Is it now? Another highlight of this part is Mr Berger's considered opinion on the matter of cherry-eating: The eating of a cherry in no way prepares you for its stone. The stone feels like a precipitate of your own mouth, mysteriously created through the act of eating a cherry. You spit out the result of your own eating.

No doubt there are people who enjoy reading this sort of thing. Just occasionally, in the morass of pomposity, a happy phrase or sentence shines through. My complaint is not that Mr Berger should choose to write it, nor even that Weidenfeld should choose to publish it. There has always been a niche in the literary and artistic world for those who take refuge from perceivable lack of creative talent or intellectual distinction by forming societies, pronouncing themselves highbrow or excellent in some other way. I have not the slightest desire to disturb their tranquillity. It is a beautiful thing that books like 'G should receive grants from the Arts Council, be reviewed kindly in esoteric journals with names like Prism or Perspectives by people with double-barrel names and emotional problems who hope their own fatuous ruminations will receive the same respectful attention, when published in book form. My complaint is that they have invaded areas where they have no place: the literary pages of the Sunday Times and Observer, the Times and the New Statesman are the worst offenders — all traditionally influential in deciding the fate of novels. The result is that the potential novel reader in this country, wondering what to try, invariably has his attention drawn in excited tones to the sort of twaddle it has been my unfortunate duty to read this week. Time and again I meet people who have been fooled into buying the egomaniac drivel of Doris Lessing, Nicholas Mosley, John Berger and the handful of approved jesters, and haye thus given up the novel-reading habit.

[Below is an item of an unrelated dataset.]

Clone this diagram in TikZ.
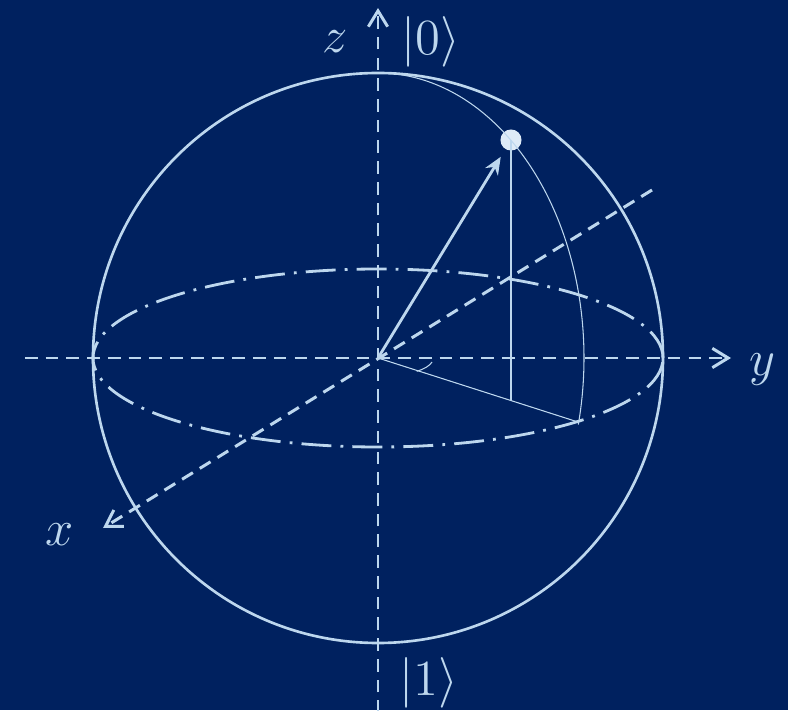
\documentclass[tikz,border=0pt]{standalone}
\usepackage{tikz}
\usetikzlibrary{arrows.meta, positioning}
\usepackage{xcolor}
\definecolor{navy}{RGB}{0,33,95}
\definecolor{paleblue}{RGB}{189,215,238}
\definecolor{dotblue}{RGB}{222,235,247}

\begin{document}
\begin{tikzpicture}[
    axis/.style={draw=paleblue, line width=0.85pt, dash pattern=on 3.6pt off 2.3pt, -{Straight Barb[length=4.5pt,width=5.5pt]}},
    rim/.style={draw=paleblue, line width=0.75pt},
    equator/.style={draw=paleblue, line width=0.8pt, dash pattern=on 8.5pt off 2.6pt on 0.8pt off 2.6pt},
    thinline/.style={draw=paleblue, line width=0.3pt},
    vec/.style={draw=paleblue, line width=0.8pt, -{Stealth[length=5pt,width=4.2pt]}, shorten >=2.4pt},
    lbl/.style={text=paleblue, font=\fontsize{15}{17}\selectfont, inner sep=1pt}
]
% Background
\fill[navy] (-3.78,-3.52) rectangle (4.10,3.58);
\useasboundingbox (-3.78,-3.52) rectangle (4.10,3.58);

% Points
\coordinate (O) at (0,0);
\coordinate (zbot) at (0,-3.55);
\coordinate (ztop) at (0,3.50);
\coordinate (ylft) at (-3.53,0);
\coordinate (yrgt) at (3.53,0);
\coordinate (xfar) at (2.74,1.68);
\coordinate (xnear) at (-2.75,-1.70);
\coordinate (north) at (0,2.85);
\coordinate (proj) at (2.00,-0.64);
\coordinate (foot) at (1.33,-0.426);

% Sphere
\draw[rim] (O) circle (2.85);
\draw[equator] (O) ellipse (2.85 and 0.89);

% Axes
\draw[axis] (zbot) -- (ztop);
\draw[axis] (ylft) -- (yrgt);
\draw[axis] (xfar) -- (xnear);

% Nodes
\node[circle, fill=dotblue, inner sep=0pt, minimum size=6pt] (psi) at (1.33,2.18) {};
\node[lbl] (zlab) at (-0.43,3.16) {$z$};
\node[lbl] (ket0) at (0.53,3.16) {$|0\rangle$};
\node[lbl] (ket1) at (0.51,-3.25) {$|1\rangle$};
\node[lbl] (ylab) at (3.84,-0.12) {$y$};
\node[lbl] (xlab) at (-3.18,-1.77) {$x$};

% Connections
\draw[thinline] (north) arc[start angle=90, end angle=-13.5, x radius=2.06, y radius=2.85];
\draw[thinline] (O) -- (proj);
\draw[thinline, line width=0.45pt] (psi.center) -- (foot);
\draw[thinline] (0.54,-0.04) arc[start angle=-10, end angle=-45, x radius=0.55, y radius=0.175];
\draw[vec] (O) -- (psi);

\end{tikzpicture}
\end{document}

It is all very well to cry in strident tones for the sacking of these four literary editors — goodness how English letters would breathe again if they were sacked — but one of them already has been sacked, and face-to-face with the ghostlike, accusing form of Anthony Thwaite on a train last week—four children and a wife to support — I began to wonder whether English letters were really all that important. What I beg and implore is that in the process of natural wastage they should not be replaced by carbon copies of themselves, and that, I think, covers those critical questions of the utmost importance raised by Mr Berger's latest novel.